The vote triggered sanctions by the EU and U.S. against Russia, but none that affected the country’s energy industry.
Benchmark West Texas Intermediate crude for April delivery fell 81 cents to close at US$98.08 on the New York Mercantile Exchange.
Brent crude, used to set prices for international varieties of crude, dropped $1.97 to US$106.24 a barrel on the ICE Futures exchange in London.
Crimea’s parliament on Monday declared the region an independent state, following its residents’ overwhelming decision in a referendum held Sunday to break away from Ukraine and seek to join Russia. The United States, the European Union and others said the vote violated the Ukrainian constitution and international law.

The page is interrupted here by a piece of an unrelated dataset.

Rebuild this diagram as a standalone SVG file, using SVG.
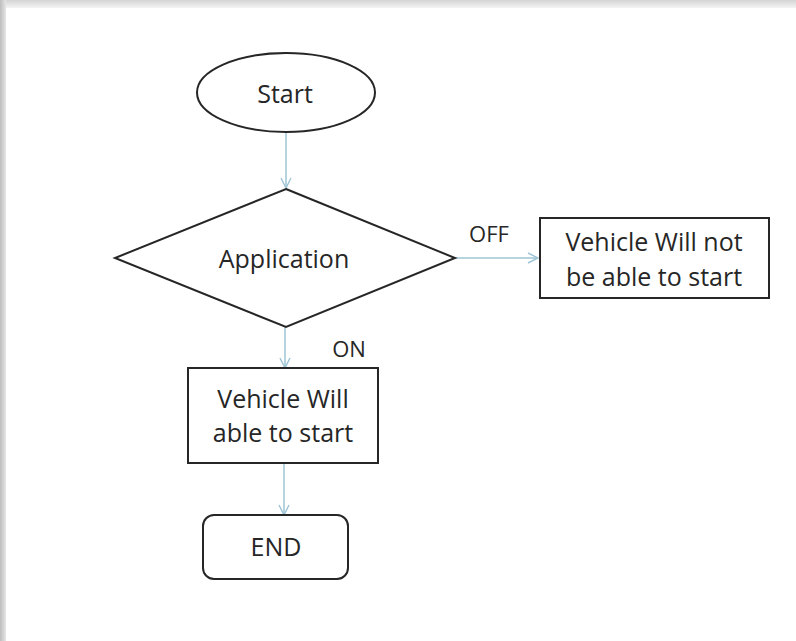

EU foreign ministers announced travel bans and asset freezes on 21 individuals seen pushing for the secession and possible annexation of the Crimean peninsula. While Russia is a major oil and gas producer, sanctions are not seen stretching that far for now.
For Russia, around 70 per cent of export revenues come from energy sales, analysts said.
Natural gas rose 11 cents to US$4.54 per 1,000 cubic feet as forecasts call for cooler than normal temperatures in the northern parts of the U.S. through the end of March.
In other energy futures trading on Nymex, wholesale gasoline fell eight cents to US$2.88 a U.S. gallon (3.79 litres) and heating oil dropped five cents to US$2.89 a gallon.